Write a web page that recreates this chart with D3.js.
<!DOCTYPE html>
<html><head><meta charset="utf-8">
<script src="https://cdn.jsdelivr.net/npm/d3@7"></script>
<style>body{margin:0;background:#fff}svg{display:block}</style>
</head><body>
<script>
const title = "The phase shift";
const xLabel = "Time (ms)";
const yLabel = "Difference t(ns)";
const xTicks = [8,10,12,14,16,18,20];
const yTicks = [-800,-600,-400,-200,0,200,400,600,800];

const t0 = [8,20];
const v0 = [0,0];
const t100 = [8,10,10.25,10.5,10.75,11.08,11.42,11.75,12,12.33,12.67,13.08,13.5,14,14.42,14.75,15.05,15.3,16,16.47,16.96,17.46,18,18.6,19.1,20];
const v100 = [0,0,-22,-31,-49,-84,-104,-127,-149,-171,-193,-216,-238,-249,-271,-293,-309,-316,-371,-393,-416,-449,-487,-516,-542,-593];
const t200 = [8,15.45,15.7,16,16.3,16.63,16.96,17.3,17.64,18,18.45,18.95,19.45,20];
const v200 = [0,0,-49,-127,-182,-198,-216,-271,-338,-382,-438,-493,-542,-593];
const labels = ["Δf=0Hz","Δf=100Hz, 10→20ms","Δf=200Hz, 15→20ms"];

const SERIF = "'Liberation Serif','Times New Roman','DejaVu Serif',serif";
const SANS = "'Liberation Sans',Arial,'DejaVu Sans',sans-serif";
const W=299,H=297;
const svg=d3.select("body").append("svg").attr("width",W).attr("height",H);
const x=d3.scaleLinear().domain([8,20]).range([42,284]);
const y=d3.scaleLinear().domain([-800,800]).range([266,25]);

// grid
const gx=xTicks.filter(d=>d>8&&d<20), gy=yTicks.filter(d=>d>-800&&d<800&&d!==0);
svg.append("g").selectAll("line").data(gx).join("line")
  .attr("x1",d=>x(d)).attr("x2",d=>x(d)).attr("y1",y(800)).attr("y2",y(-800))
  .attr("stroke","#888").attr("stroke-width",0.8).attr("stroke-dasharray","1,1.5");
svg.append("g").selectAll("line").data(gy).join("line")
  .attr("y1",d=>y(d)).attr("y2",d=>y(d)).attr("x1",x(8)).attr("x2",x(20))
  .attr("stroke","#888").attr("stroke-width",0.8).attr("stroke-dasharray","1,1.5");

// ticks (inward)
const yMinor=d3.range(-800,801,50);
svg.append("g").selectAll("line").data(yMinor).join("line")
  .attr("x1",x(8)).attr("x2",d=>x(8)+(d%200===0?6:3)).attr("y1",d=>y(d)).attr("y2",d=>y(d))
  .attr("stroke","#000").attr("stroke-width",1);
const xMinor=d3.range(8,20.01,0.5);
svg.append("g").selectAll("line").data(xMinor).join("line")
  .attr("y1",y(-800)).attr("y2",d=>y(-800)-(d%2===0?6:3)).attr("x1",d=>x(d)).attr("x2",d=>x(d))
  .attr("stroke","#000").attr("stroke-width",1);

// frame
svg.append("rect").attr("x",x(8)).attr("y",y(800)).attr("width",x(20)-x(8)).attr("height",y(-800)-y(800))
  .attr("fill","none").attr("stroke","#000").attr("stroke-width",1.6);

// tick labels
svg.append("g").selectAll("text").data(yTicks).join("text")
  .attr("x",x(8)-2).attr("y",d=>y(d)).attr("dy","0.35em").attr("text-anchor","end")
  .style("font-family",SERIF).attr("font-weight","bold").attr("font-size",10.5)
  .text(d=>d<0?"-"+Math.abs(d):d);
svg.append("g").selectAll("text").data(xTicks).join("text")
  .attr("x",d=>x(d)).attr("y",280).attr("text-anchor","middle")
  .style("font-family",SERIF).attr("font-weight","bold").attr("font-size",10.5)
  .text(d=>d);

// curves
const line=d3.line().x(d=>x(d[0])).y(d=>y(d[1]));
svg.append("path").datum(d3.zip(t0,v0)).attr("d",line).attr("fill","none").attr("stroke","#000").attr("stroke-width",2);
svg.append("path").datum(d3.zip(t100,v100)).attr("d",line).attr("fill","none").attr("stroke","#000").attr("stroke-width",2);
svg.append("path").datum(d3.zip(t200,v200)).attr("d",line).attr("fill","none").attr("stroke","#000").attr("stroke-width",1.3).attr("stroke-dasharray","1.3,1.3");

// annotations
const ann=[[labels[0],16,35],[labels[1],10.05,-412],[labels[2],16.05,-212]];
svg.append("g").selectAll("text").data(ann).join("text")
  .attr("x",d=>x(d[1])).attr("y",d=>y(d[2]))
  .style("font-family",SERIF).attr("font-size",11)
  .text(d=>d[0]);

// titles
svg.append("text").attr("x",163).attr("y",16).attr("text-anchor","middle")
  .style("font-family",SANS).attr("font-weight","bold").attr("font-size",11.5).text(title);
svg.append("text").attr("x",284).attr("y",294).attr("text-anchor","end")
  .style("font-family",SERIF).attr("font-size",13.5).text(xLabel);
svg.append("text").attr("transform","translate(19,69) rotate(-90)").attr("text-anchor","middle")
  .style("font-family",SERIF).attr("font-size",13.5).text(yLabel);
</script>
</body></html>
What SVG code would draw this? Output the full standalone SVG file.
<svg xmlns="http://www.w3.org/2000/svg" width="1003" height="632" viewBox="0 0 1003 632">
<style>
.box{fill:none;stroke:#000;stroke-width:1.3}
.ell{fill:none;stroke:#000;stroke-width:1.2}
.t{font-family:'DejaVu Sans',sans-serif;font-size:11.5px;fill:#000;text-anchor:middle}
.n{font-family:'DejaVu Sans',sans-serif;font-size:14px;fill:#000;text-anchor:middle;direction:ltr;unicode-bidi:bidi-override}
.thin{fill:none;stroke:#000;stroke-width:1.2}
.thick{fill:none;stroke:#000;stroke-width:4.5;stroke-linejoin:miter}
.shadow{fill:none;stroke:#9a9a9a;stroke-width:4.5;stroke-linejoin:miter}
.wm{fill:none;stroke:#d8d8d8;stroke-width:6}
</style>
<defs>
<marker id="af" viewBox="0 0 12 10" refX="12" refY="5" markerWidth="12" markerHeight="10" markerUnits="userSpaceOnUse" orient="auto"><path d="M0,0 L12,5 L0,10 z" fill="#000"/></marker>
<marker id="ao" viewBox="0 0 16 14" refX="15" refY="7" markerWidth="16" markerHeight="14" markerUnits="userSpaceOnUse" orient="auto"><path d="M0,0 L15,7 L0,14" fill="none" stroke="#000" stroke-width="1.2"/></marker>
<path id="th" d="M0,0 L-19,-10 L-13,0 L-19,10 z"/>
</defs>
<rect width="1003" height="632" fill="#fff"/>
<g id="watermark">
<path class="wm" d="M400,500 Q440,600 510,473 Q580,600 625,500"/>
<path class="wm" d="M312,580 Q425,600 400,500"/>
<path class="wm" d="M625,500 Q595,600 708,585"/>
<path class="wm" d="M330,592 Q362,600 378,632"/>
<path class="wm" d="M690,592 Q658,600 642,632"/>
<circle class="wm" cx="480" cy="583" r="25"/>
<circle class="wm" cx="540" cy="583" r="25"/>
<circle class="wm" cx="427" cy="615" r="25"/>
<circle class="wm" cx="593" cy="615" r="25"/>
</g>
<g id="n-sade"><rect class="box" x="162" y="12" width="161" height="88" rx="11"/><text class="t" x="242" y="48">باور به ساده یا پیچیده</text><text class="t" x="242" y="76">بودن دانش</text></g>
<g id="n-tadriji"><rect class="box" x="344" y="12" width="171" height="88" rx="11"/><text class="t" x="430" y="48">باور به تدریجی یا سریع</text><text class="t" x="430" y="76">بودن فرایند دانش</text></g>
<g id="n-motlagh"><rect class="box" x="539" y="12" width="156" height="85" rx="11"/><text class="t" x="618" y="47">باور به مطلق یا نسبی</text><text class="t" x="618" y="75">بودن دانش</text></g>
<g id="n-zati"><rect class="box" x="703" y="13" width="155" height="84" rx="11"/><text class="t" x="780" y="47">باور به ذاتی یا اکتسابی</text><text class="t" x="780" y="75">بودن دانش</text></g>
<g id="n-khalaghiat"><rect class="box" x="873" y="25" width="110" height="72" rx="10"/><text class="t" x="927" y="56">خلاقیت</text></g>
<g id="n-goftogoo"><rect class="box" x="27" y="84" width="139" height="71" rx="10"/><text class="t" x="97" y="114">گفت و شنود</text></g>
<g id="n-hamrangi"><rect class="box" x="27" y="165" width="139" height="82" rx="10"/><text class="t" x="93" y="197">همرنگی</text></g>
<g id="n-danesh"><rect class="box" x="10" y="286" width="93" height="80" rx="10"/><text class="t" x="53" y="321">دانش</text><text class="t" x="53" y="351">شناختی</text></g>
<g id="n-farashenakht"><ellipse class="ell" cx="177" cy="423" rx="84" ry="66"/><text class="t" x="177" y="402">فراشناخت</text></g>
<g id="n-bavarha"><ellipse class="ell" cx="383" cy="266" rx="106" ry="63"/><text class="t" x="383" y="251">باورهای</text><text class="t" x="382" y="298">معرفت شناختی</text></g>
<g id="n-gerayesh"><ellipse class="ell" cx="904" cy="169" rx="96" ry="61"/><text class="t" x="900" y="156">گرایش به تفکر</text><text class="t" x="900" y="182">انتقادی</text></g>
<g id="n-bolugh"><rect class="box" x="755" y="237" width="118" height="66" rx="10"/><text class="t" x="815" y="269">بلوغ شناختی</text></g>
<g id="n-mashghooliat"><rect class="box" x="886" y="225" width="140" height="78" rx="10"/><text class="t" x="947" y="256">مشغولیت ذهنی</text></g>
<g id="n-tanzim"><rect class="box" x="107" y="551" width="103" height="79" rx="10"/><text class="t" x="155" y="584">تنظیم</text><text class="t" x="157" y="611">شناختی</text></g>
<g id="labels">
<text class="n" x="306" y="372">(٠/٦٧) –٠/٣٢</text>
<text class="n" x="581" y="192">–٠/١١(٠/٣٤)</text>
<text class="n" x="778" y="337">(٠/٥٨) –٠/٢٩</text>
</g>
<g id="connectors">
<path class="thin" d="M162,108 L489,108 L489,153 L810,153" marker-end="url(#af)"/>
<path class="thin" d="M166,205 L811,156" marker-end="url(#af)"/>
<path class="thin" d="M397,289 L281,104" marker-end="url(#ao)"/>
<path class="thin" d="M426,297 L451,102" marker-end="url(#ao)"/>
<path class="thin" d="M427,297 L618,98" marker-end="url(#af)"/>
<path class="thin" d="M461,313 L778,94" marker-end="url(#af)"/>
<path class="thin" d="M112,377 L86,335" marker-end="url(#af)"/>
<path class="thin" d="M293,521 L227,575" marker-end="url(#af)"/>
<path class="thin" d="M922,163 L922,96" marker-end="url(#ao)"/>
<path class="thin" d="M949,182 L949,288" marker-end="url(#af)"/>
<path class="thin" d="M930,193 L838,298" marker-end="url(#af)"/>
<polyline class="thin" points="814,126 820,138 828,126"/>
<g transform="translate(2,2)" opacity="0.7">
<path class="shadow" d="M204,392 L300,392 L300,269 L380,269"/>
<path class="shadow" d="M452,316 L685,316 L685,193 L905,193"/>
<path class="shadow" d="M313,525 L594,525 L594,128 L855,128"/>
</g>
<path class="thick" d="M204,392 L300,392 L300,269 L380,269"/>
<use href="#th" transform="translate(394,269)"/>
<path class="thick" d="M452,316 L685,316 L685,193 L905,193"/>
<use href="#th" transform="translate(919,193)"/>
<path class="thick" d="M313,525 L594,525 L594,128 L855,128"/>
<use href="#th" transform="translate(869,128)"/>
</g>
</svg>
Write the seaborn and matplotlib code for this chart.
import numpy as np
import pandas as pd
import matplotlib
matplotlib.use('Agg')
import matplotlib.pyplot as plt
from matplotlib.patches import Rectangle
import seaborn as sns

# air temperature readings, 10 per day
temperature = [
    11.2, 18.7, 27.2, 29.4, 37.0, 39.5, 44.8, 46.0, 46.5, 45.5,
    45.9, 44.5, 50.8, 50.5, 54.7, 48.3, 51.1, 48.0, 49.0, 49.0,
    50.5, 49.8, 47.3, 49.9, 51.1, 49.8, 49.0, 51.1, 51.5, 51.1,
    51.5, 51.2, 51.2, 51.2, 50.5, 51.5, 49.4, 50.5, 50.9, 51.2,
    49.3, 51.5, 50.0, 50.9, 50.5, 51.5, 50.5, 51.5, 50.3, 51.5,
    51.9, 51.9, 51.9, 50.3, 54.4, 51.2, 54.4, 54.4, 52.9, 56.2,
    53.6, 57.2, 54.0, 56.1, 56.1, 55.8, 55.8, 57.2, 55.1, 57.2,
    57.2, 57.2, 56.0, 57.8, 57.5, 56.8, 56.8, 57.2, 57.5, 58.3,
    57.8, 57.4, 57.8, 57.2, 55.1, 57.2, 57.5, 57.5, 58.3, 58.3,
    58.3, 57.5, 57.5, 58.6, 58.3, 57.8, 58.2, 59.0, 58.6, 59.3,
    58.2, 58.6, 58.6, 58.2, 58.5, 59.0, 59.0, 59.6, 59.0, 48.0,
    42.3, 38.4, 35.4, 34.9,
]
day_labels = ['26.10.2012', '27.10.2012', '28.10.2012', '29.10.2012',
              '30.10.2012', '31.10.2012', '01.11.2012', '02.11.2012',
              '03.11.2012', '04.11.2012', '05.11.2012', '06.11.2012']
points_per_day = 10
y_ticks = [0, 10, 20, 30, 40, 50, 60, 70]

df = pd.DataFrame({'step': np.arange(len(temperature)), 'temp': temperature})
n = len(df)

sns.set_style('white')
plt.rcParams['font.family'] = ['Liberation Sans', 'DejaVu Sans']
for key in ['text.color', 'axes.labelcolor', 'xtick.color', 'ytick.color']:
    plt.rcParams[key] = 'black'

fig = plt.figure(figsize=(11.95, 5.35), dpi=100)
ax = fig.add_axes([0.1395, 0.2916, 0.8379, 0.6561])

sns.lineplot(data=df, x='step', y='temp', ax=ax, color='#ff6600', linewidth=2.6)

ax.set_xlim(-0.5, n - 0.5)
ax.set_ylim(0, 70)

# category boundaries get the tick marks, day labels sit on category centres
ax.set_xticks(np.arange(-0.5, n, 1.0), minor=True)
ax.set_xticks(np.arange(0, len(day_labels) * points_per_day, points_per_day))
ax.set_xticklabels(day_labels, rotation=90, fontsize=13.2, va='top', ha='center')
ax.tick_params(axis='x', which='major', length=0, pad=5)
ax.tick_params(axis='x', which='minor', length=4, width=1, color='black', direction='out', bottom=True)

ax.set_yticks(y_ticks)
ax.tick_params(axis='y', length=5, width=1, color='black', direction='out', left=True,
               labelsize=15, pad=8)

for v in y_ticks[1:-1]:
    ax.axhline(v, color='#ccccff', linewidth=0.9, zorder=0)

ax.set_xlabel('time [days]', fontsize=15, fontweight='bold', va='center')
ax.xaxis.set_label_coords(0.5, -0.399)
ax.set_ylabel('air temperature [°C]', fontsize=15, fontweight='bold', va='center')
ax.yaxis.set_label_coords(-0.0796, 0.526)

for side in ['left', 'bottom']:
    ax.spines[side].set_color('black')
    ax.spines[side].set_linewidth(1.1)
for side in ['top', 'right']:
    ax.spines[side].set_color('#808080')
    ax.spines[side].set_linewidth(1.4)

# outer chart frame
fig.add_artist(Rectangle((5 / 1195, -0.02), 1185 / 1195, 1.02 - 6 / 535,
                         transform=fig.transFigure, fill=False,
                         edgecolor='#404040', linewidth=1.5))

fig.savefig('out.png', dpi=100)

---------------

TASK TO COMPLETE
Reply with nothing except the number of lines in the listing above that include the string "chart".

SOLUTION
3